Search code examples
apache-flinkstream-processing

Apache Flink - Compute the last window on event time based


My job does the following things:

  1. Consumes events from Kafka topic based on event time.
  2. Computes a window size of 7 days and in a slide of 1 day.
  3. Sink the results to Redis.

I have several issues:

  1. In case it consumes Kafka events from the lastest record, after 1 day the job is alive, the job closes the window and computes 7 days window. The problem is that the job has only data for 1 day and hence the results are wrong.
  2. If I try to let it consumes the Kafka events from a timestamp of 7 days ago, as the job starts, it calculates the whole windows from the first day, and it took a lot of time. Also, I want just the last window results because this is what matters for me.
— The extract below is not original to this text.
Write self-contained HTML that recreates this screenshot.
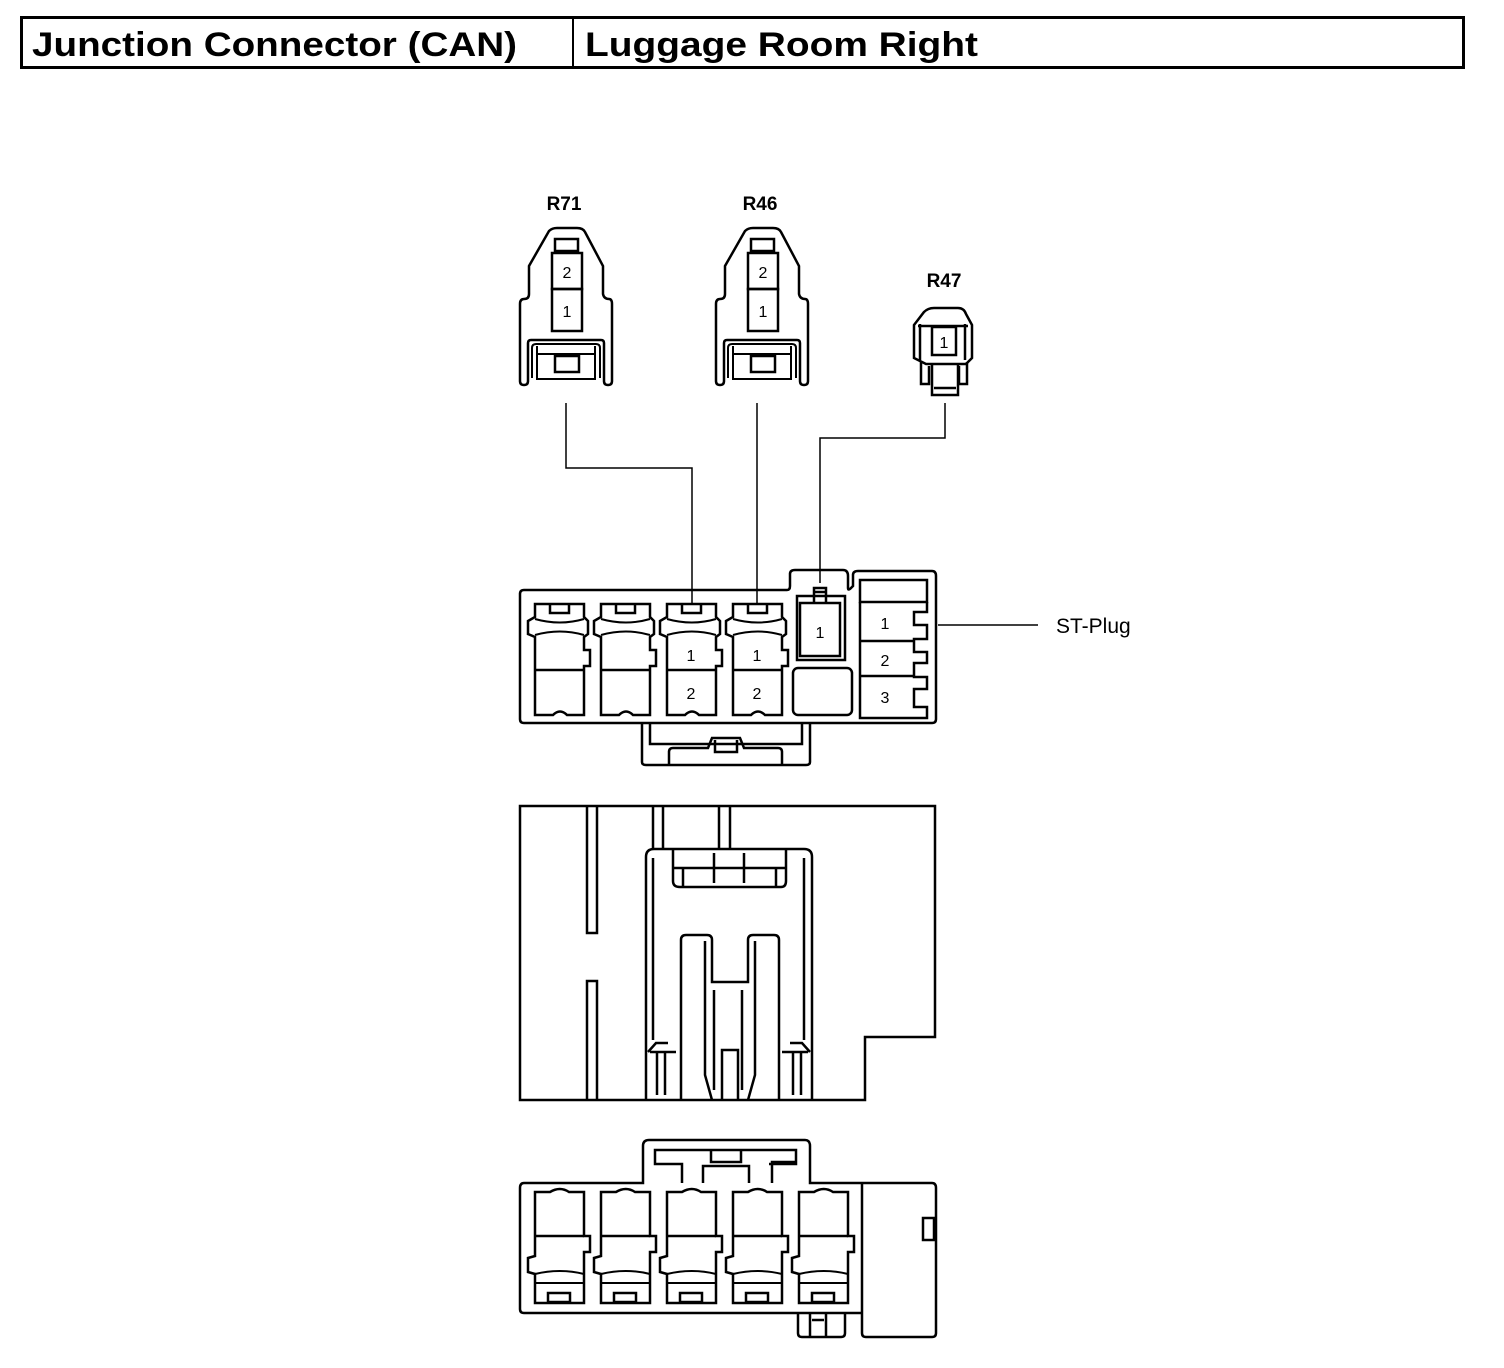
<!DOCTYPE html>
<html><head><meta charset="utf-8"><style>
html,body{margin:0;padding:0;background:#fff;}
svg{display:block;}
text{font-family:"Liberation Sans",sans-serif;fill:#000;}
</style></head><body>
<svg width="1504" height="1368" viewBox="0 0 1504 1368" xmlns="http://www.w3.org/2000/svg">
<defs>
<g id="cav">
 <path d="M0,0 H49 V13 L53,17 V30 L49,33 V46 H55 V62 H49 V111 H32 Q25,104 18,111 H0 V33 L-7,30 V17 L0,13 Z" fill="none" stroke="#000" stroke-width="2.5"/>
 <path d="M15,0 V9 H34 V0" fill="none" stroke="#000" stroke-width="2.5"/>
 <path d="M0,15 Q25,22 49,15 M0,31 Q25,24 49,31" fill="none" stroke="#000" stroke-width="2"/>
 <line x1="0" y1="66" x2="49" y2="66" stroke="#000" stroke-width="2.5"/>
</g>
<g id="bcav">
 <path d="M0,0 H15 Q25,-6 34,0 H49 V44 H55 V60 H49 V111 H0 V82 L-7,80 V66 L0,64 Z" fill="none" stroke="#000" stroke-width="2.5"/>
 <line x1="0" y1="44" x2="49" y2="44" stroke="#000" stroke-width="2.5"/>
 <path d="M0,82 Q25,76 49,82 M0,91 H49" fill="none" stroke="#000" stroke-width="2"/>
 <rect x="13" y="101" width="22" height="9" fill="none" stroke="#000" stroke-width="2.5"/>
</g>
<g id="twopin">
 <path d="M30,3 Q33,0 38,0 H58 Q64,0 66,4 L84,38 V66 Q85,71 90,71 Q93,71 93,76 V153 Q93,157 89,157 Q85,157 85,153 V115 Q85,112 82,112 H12 Q9,112 9,115 V153 Q9,157 5,157 Q1,157 1,153 V76 Q1,71 5,71 Q10,71 10,66 V38 Z" fill="none" stroke="#000" stroke-width="2.5"/>
 <rect x="36" y="11" width="23" height="12" fill="none" stroke="#000" stroke-width="2.5"/>
 <rect x="33" y="25" width="30" height="36" fill="none" stroke="#000" stroke-width="2.5"/>
 <rect x="33" y="61" width="30" height="42" fill="none" stroke="#000" stroke-width="2.5"/>
 <path d="M13,150 V120 Q13,116 17,116 H77 Q81,116 81,120 V150 M18,126 H76 M18,118 V151 H76 V118" fill="none" stroke="#000" stroke-width="2"/>
 <rect x="36" y="128" width="24" height="16" fill="none" stroke="#000" stroke-width="2.5"/>
</g>
</defs>

<!-- header -->
<rect x="21.5" y="17.5" width="1442" height="50" fill="none" stroke="#000" stroke-width="3"/>
<line x1="573" y1="17" x2="573" y2="67" stroke="#000" stroke-width="2"/>
<text x="32" y="56" font-size="34" font-weight="bold" textLength="485" lengthAdjust="spacingAndGlyphs">Junction Connector (CAN)</text>
<text x="585" y="56" font-size="34" font-weight="bold" textLength="393" lengthAdjust="spacingAndGlyphs">Luggage Room Right</text>

<!-- R71 / R46 -->
<text x="564" y="210" font-size="19" font-weight="bold" text-anchor="middle">R71</text>
<text x="760" y="210" font-size="19" font-weight="bold" text-anchor="middle">R46</text>
<g transform="translate(519,228)"><use href="#twopin"/>
 <text x="48" y="50" font-size="16" text-anchor="middle">2</text><text x="48" y="89" font-size="16" text-anchor="middle">1</text></g>
<g transform="translate(715,228)"><use href="#twopin"/>
 <text x="48" y="50" font-size="16" text-anchor="middle">2</text><text x="48" y="89" font-size="16" text-anchor="middle">1</text></g>

<!-- R47 -->
<text x="944" y="287" font-size="19" font-weight="bold" text-anchor="middle">R47</text>
<g fill="none" stroke="#000" stroke-width="2.5">
 <path d="M924,312 Q928,308 934,308 H958 Q964,308 966,314 L972,325 V358 L966,364 H926 L914,358 V325 Z"/>
 <path d="M918,326 H968 M920,324 V360 M965,324 V360"/>
 <rect x="932" y="327" width="24" height="28"/>
 <path d="M921,362 V384 H929 V366 M959,366 V384 H967 V362"/>
 <path d="M932,364 V395 H958 V364 M934,388 H956"/>
</g>
<text x="944" y="348" font-size="16" text-anchor="middle">1</text>

<!-- wires -->
<g fill="none" stroke="#000" stroke-width="1.5">
 <path d="M566,403 V468 H692 V604"/>
 <path d="M757,403 V604"/>
 <path d="M945,403 V438 H820 V583"/>
 <path d="M938,625 H1038"/>
</g>
<text x="1056" y="633" font-size="21">ST-Plug</text>

<!-- top block -->
<g fill="none" stroke="#000" stroke-width="2.5">
 <path d="M524,590 H787 Q790,590 790,586 V574 Q790,570 795,570 H843 Q848,570 848,576 V588 Q848,591 851,588 L853,586 V575 Q853,571 858,571 H932 Q936,571 936,576 V719 Q936,723 932,723 H524 Q520,723 520,719 V594 Q520,590 524,590 Z"/>
 <path d="M642,723 V762 Q642,765 646,765 H806 Q810,765 810,762 V723 M650,723 V744 H802 V723"/>
 <path d="M669,765 V752 Q669,748 673,748 H708 L712,738 H740 L744,748 H778 Q782,748 782,752 V765 M715,740 V752 H737 V740"/>
 <path d="M797,596 H845 V660 H797 Z"/>
 <rect x="800" y="603" width="40" height="53"/>
 <path d="M814,603 V588 H826 V603 M814,592 H826"/>
 <rect x="793" y="668" width="59" height="47" rx="5"/>
 <path d="M860,580 H927 V602 H860 Z"/>
 <path d="M860,602 V718 H927 V707 H914 V689 H927 V677 H914 V663 H927 V652 H914 V639 H927 V625 H914 V612 H927 V602"/>
 <path d="M860,641 H914 M860,676 H914"/>
</g>
<use href="#cav" x="535" y="604"/>
<use href="#cav" x="601" y="604"/>
<use href="#cav" x="667" y="604"/>
<use href="#cav" x="733" y="604"/>
<text x="691" y="661" font-size="16" text-anchor="middle">1</text>
<text x="691" y="699" font-size="16" text-anchor="middle">2</text>
<text x="757" y="661" font-size="16" text-anchor="middle">1</text>
<text x="757" y="699" font-size="16" text-anchor="middle">2</text>
<text x="820" y="638" font-size="16" text-anchor="middle">1</text>
<text x="885" y="629" font-size="16" text-anchor="middle">1</text>
<text x="885" y="666" font-size="16" text-anchor="middle">2</text>
<text x="885" y="703" font-size="16" text-anchor="middle">3</text>

<!-- middle block -->
<g fill="none" stroke="#000" stroke-width="2.5">
 <path d="M520,806 H935 V1037 H865 V1100 H520 Z"/>
 <path d="M587,806 V933 H597 V806 M587,1100 V981 H597 V1100"/>
 <path d="M653,806 V848 M663,806 V848 M719,806 V848 M730,806 V848"/>
 <path d="M646,1100 V857 Q646,849 654,849 H804 Q812,849 812,857 V1100"/>
 <path d="M673,850 V881 Q673,887 680,887 H781 Q786,887 786,881 V850 M673,868 H786 M683,868 V887 M776,868 V887 M714,853 V883 M744,853 V883"/>
 <path d="M653,858 V1040 M804,858 V1040"/>
 <path d="M681,1100 V940 Q681,935 686,935 H707 Q712,935 712,940 V982 H748 V940 Q748,935 753,935 H774 Q779,935 779,940 V1100"/>
 <path d="M705,941 V1075 L712,1100 M755,941 V1075 L748,1100 M714,990 V1090 M742,990 V1090"/>
 <path d="M722,1100 V1050 H738 V1100"/>
 <path d="M648,1052 L656,1043 H668 M650,1052 H676 M657,1052 V1095 M665,1052 V1095"/>
 <path d="M810,1052 L802,1043 H790 M808,1052 H782 M801,1052 V1095 M793,1052 V1095"/>
</g>

<!-- bottom block -->
<g fill="none" stroke="#000" stroke-width="2.5">
 <path d="M524,1183 H643 V1146 Q643,1140 649,1140 H805 Q810,1140 810,1146 V1183 H932 Q936,1183 936,1188 V1333 Q936,1337 932,1337 H866 Q862,1337 862,1333 V1313 H798 V1333 Q798,1337 802,1337 H841 Q845,1337 845,1333 V1313 M862,1313 V1183 M524,1183 Q520,1183 520,1188 V1309 Q520,1313 524,1313 H798"/>
 <path d="M655,1162 V1150 H796 V1162 H772 V1183 M655,1162 V1150 M655,1150 V1164 H682 V1183 M769,1164 H796 V1150 M703,1183 V1166 H749 V1183 M711,1150 V1162 H741 V1150"/>
 <path d="M810,1313 V1337 M826,1313 V1337 M812,1320 H824"/>
 <rect x="923" y="1218" width="11" height="22"/>
</g>
<use href="#bcav" x="535" y="1192"/>
<use href="#bcav" x="601" y="1192"/>
<use href="#bcav" x="667" y="1192"/>
<use href="#bcav" x="733" y="1192"/>
<use href="#bcav" x="799" y="1192"/>
</svg>
</body></html>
Have I missed something? Is there a better way to do that?


Solution

  • Flink aligns time windows to the epoch. So if you have windows that are one hour long, they run from the top of the hour to the top of the hour. Day long windows run from midnight to midnight. The same principle applies to windows that are seven days long, and since the epoch began on a Thursday (Jan 1, 1970), a window that is seven days long should close at midnight on Wednesday night / Thursday morning.

    You can supply an offset to the window constructor if you want to shift the windows to start at a different time.